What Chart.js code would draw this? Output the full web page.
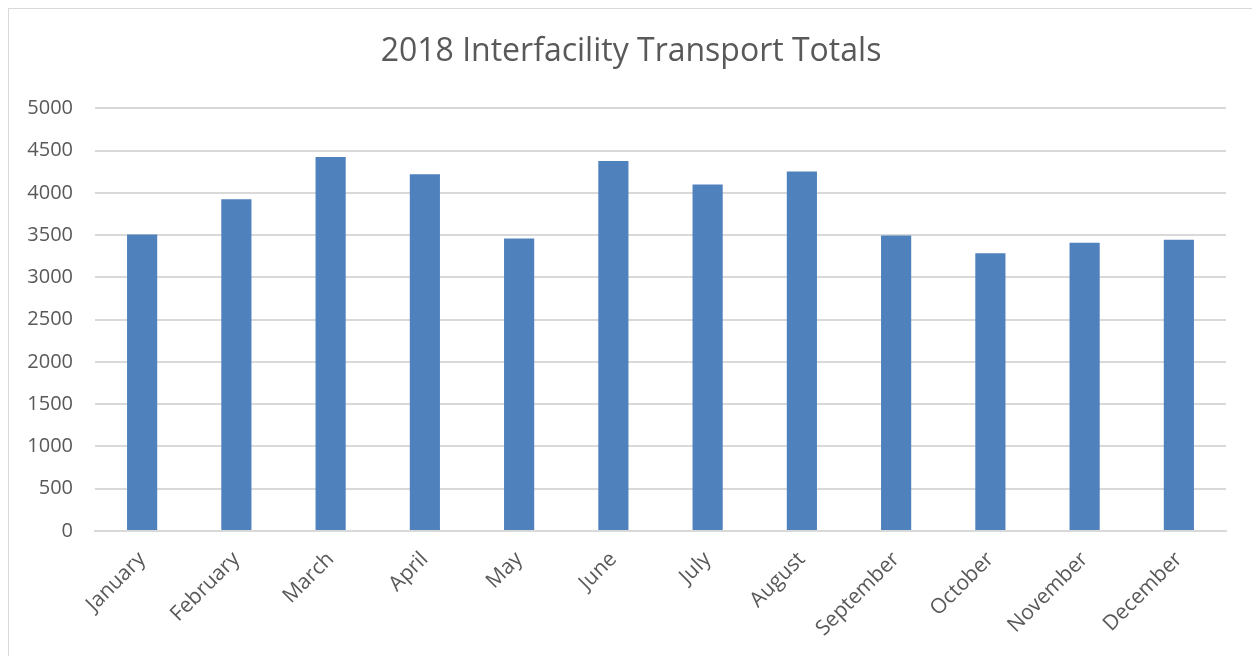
<!DOCTYPE html>
<html>
<head>
<meta charset="utf-8">
<script src="https://cdn.jsdelivr.net/npm/chart.js@4"></script>
<style>
  html, body { margin: 0; padding: 0; background: #fff; }
  #frame {
    position: absolute; left: 8px; top: 8px;
    width: 1260px; height: 660px;
    border: 1px solid #d9d9d9;
  }
  #wrap { position: absolute; left: 0; top: 0; width: 1252px; height: 656px; }
</style>
</head>
<body>
<div id="frame"></div>
<div id="wrap"><canvas id="chart"></canvas></div>
<script>
'use strict';

// chart data
const months = ['January', 'February', 'March', 'April', 'May', 'June',
  'July', 'August', 'September', 'October', 'November', 'December'];
const transports = [3508, 3926, 4425, 4221, 3461, 4378, 4099, 4253, 3496, 3286, 3410, 3446];
const yTicks = [0, 500, 1000, 1500, 2000, 2500, 3000, 3500, 4000, 4500, 5000];

const textColor = '#595959';
const gridColor = '#d9d9d9';
const fontFamily = '"Open Sans", "Liberation Sans", sans-serif';

const ctx = document.getElementById('chart').getContext('2d');

let myChart = new Chart(ctx, {
  type: 'bar',
  data: {
    labels: months,
    datasets: [{
      label: 'Transports',
      data: transports,
      backgroundColor: '#4f81bd',
      borderWidth: 0,
      categoryPercentage: 1,
      barPercentage: 0.32
    }]
  },
  options: {
    responsive: true,
    maintainAspectRatio: false,
    animation: false,
    layout: {
      padding: { top: 6, right: 0, bottom: 0, left: 10 }
    },
    plugins: {
      legend: { display: false },
      tooltip: { enabled: false },
      title: {
        display: true,
        text: '2018 Interfacility Transport Totals',
        color: textColor,
        font: { family: fontFamily, size: 32, weight: 'normal' },
        padding: { top: 27, bottom: 37 }
      }
    },
    scales: {
      x: {
        grid: { display: false, drawTicks: false },
        border: { display: true, color: gridColor, width: 2 },
        ticks: {
          color: textColor,
          font: { family: fontFamily, size: 21 },
          minRotation: 45,
          maxRotation: 45,
          padding: 16
        },
        afterFit: function (scale) { scale.height = 125; }
      },
      y: {
        min: 0,
        max: 5000,
        grid: { color: gridColor, lineWidth: 2, drawTicks: false },
        border: { display: false },
        afterBuildTicks: function (scale) {
          scale.ticks = yTicks.map(v => ({ value: v }));
        },
        ticks: {
          color: textColor,
          font: { family: fontFamily, size: 20 },
          padding: 22,
          callback: function (value) { return String(value); }
        },
        afterFit: function (scale) { scale.width = 85; }
      },
      // empty right-hand spacer so the plot ends where the reference does
      spacer: {
        type: 'linear',
        position: 'right',
        grid: { display: false, drawTicks: false },
        border: { display: false },
        ticks: { display: false },
        afterFit: function (scale) { scale.width = 26; }
      }
    }
  }
});
</script>
</body>
</html>
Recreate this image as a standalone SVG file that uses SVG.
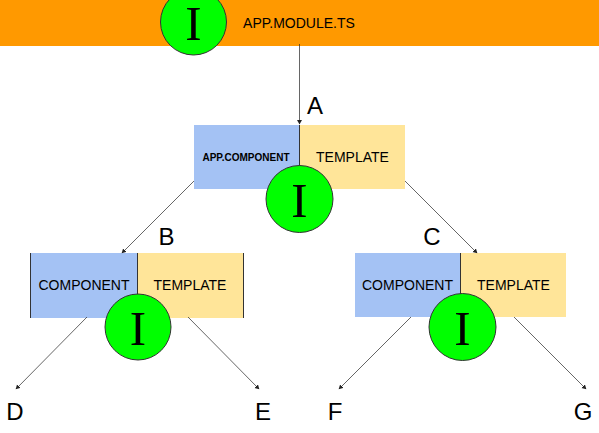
<svg xmlns="http://www.w3.org/2000/svg" width="599" height="433" viewBox="0 0 599 433">
<style>
text{font-family:"Liberation Sans",Arial,sans-serif;fill:#000}
.t{font-size:14px;text-anchor:middle}
.l{font-size:24px;text-anchor:middle}
.i{font-family:"Liberation Serif","Times New Roman",serif;font-size:49px;text-anchor:middle}
.c{fill:#00ff00;stroke:#333;stroke-width:1}
.b{fill:#a4c2f4}
.y{fill:#ffe599}
.e{stroke:#333;stroke-width:1;fill:none}
.a{stroke:#333;stroke-width:.75;fill:none;marker-end:url(#h)}
</style>
<defs><marker id="h" markerWidth="6" markerHeight="6" refX="4" refY="2.5" orient="auto" markerUnits="userSpaceOnUse"><path d="M0 0L4.500 2.500L0 5Z" fill="#222"/></marker></defs>
<g id="module"><rect x="0" y="0" width="599" height="46" fill="#ff9900"/><text class="t" x="299" y="27.500">APP.MODULE.TS</text></g>
<g id="app"><rect class="b" x="194" y="125" width="106" height="64"/><rect class="y" x="300" y="125" width="105" height="64"/><path class="e" d="M299.500 125V170"/><text x="246" y="161" font-size="10" font-weight="bold" text-anchor="middle">APP.COMPONENT</text><text class="t" x="352.500" y="162">TEMPLATE</text></g>
<g id="left"><rect class="b" x="30" y="253" width="107.500" height="65"/><rect class="y" x="137.500" y="253" width="106" height="65"/><path class="e" d="M30.500 253V318M243.500 253V318M137.500 253V296"/><text class="t" x="84" y="290">COMPONENT</text><text class="t" x="190" y="290">TEMPLATE</text></g>
<g id="right"><rect class="b" x="355" y="253" width="106" height="64"/><rect class="y" x="461" y="253" width="105" height="64"/><path class="e" d="M460.500 253V296"/><text class="t" x="407.500" y="290">COMPONENT</text><text class="t" x="513.500" y="290">TEMPLATE</text></g>
<g id="connectors">
<path class="a" d="M299.500 44V124"/>
<path class="a" d="M194 181L122 253"/>
<path class="a" d="M405 181L477 253"/>
<path class="a" d="M87 317L16 389"/>
<path class="a" d="M188 317L259 389"/>
<path class="a" d="M411 317L339 389"/>
<path class="a" d="M514 317L586 389"/>
</g>
<g id="i1"><circle class="c" cx="193.500" cy="22" r="33"/><text class="i" x="193.500" y="40">I</text></g>
<g id="i2"><circle class="c" cx="299.500" cy="199" r="33.500"/><text class="i" x="299.500" y="217">I</text></g>
<g id="i3"><circle class="c" cx="138" cy="327" r="33"/><text class="i" x="138" y="345">I</text></g>
<g id="i4"><circle class="c" cx="462.500" cy="327" r="33.500"/><text class="i" x="462.500" y="345">I</text></g>
<g id="labels">
<text class="l" x="315" y="114">A</text>
<text class="l" x="166.500" y="245">B</text>
<text class="l" x="432" y="245">C</text>
<text class="l" x="15" y="420">D</text>
<text class="l" x="263" y="420">E</text>
<text class="l" x="335" y="420">F</text>
<text class="l" x="583" y="420">G</text>
</g>
</svg>
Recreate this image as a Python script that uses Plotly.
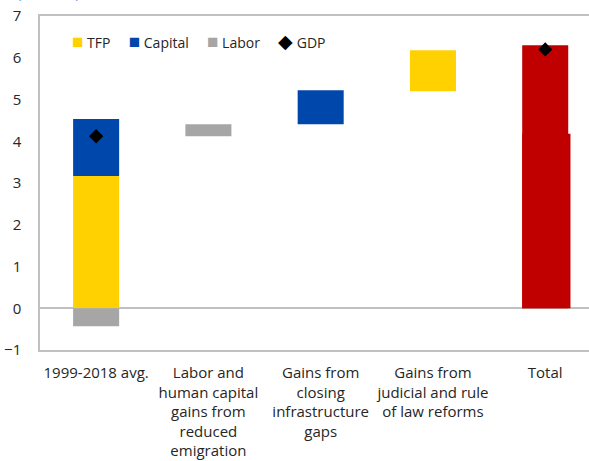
import plotly.graph_objects as go

# Categories along the x axis
categories = [
    "1999-2018 avg.",
    "Labor and<br>human capital<br>gains from<br>reduced<br>emigration",
    "Gains from<br>closing<br>infrastructure<br>gaps",
    "Gains from<br>judicial and rule<br>of law reforms",
    "Total",
]

# Contributions (percentage points) and the level each floating bar starts from
tfp_x = [categories[0], categories[3]]
tfp_val = [3.17, 0.98]
tfp_base = [0.0, 5.20]

capital_x = [categories[0], categories[2]]
capital_val = [1.36, 0.81]
capital_base = [3.17, 4.41]

labor_x = [categories[0], categories[1]]
labor_val = [-0.43, 0.29]
labor_base = [0.0, 4.12]

total_x = [categories[4]]
total_val = [6.30]
total_lower_val = [4.18]

gdp_x = [categories[0], categories[4]]
gdp_val = [4.12, 6.20]

y_ticks = [-1, 0, 1, 2, 3, 4, 5, 6, 7]

legend_labels = ["TFP", "Capital", "Labor", "GDP"]

YELLOW = "#FFD100"
BLUE = "#0047AB"
GRAY = "#A6A6A6"
RED = "#C00000"
AXIS = "#C0C0C0"
TEXT = "#262626"
FONT = "Open Sans, Noto Sans, sans-serif"

W = 0.41

fig = go.Figure()
fig.add_trace(go.Bar(x=tfp_x, y=tfp_val, base=tfp_base, name="TFP",
                     marker=dict(color=YELLOW, line_width=0), width=W))
fig.add_trace(go.Bar(x=capital_x, y=capital_val, base=capital_base, name="Capital",
                     marker=dict(color=BLUE, line_width=0), width=W))
fig.add_trace(go.Bar(x=labor_x, y=labor_val, base=labor_base, name="Labor",
                     marker=dict(color=GRAY, line_width=0), width=W))
fig.add_trace(go.Bar(x=total_x, y=total_val, name="Total",
                     marker=dict(color=RED, line_width=0), width=W))
fig.add_trace(go.Bar(x=total_x, y=total_lower_val, name="Total",
                     marker=dict(color=RED, line_width=0), width=W + 0.02, offset=-W / 2))
fig.add_trace(go.Scatter(x=gdp_x, y=gdp_val, name="GDP", mode="markers",
                         marker=dict(symbol="diamond", color="black", size=11)))

# compact legend drawn as a row of text entries with coloured glyphs
SQ = "<span style='color:{c};font-size:19px'>{g}</span>&nbsp;{t}"
GAP = "&nbsp;" * 5
legend_text = GAP.join([
    SQ.format(c=YELLOW, g="■", t=legend_labels[0]),
    SQ.format(c=BLUE, g="■", t=legend_labels[1]),
    SQ.format(c=GRAY, g="■", t=legend_labels[2]),
    SQ.format(c="black", g="◆", t=legend_labels[3]),
])

fig.update_layout(
    width=589, height=461,
    margin=dict(l=40, r=0, t=16, b=111),
    barmode="overlay",
    plot_bgcolor="white", paper_bgcolor="white",
    font=dict(family=FONT, size=15, color=TEXT),
    showlegend=False,
    xaxis=dict(range=[-0.5, 4.39], categoryorder="array", categoryarray=categories,
               showline=True, mirror=True, linecolor=AXIS, linewidth=2, ticks="",
               showgrid=False, ticklabelstandoff=8, tickfont=dict(size=15)),
    yaxis=dict(range=[-1, 7], tickvals=y_ticks, showline=True, linecolor=AXIS,
               linewidth=1.5, showgrid=False, zeroline=True, zerolinecolor=AXIS,
               zerolinewidth=1.5, ticks="", ticklabelstandoff=14,
               tickfont=dict(size=15)),
    annotations=[
        dict(text="(Percent)", xref="paper", yref="paper", x=-0.045, y=1.036,
             xanchor="left", yanchor="bottom", showarrow=False,
             font=dict(size=15, color="#5B9BD5")),
        dict(text=legend_text, xref="paper", yref="paper", x=0.055, y=0.925,
             xanchor="left", yanchor="middle", showarrow=False,
             font=dict(size=14, color=TEXT)),
    ],
)

fig.write_html("out.html")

++++++++++++++++++++

Requirement – Repeat the lines exactly as they stand, from the opening line of the data through the line with "const ctx = document.getElementById('chart').getContext('2d');". Pictures stay out of the copy.

Answer to the problem –
What Chart.js code would draw this? Output the full web page.
<!DOCTYPE html>
<html>
<head>
<meta charset="utf-8">
<script src="https://cdn.jsdelivr.net/npm/chart.js@4"></script>
<style>
  html, body { margin: 0; padding: 0; background: #fff; }
  #frame {
    position: absolute; left: 8px; top: 8px;
    width: 1260px; height: 660px;
    border: 1px solid #d9d9d9;
  }
  #wrap { position: absolute; left: 0; top: 0; width: 1252px; height: 656px; }
</style>
</head>
<body>
<div id="frame"></div>
<div id="wrap"><canvas id="chart"></canvas></div>
<script>
'use strict';

// chart data
const months = ['January', 'February', 'March', 'April', 'May', 'June',
  'July', 'August', 'September', 'October', 'November', 'December'];
const transports = [3508, 3926, 4425, 4221, 3461, 4378, 4099, 4253, 3496, 3286, 3410, 3446];
const yTicks = [0, 500, 1000, 1500, 2000, 2500, 3000, 3500, 4000, 4500, 5000];

const textColor = '#595959';
const gridColor = '#d9d9d9';
const fontFamily = '"Open Sans", "Liberation Sans", sans-serif';

const ctx = document.getElementById('chart').getContext('2d');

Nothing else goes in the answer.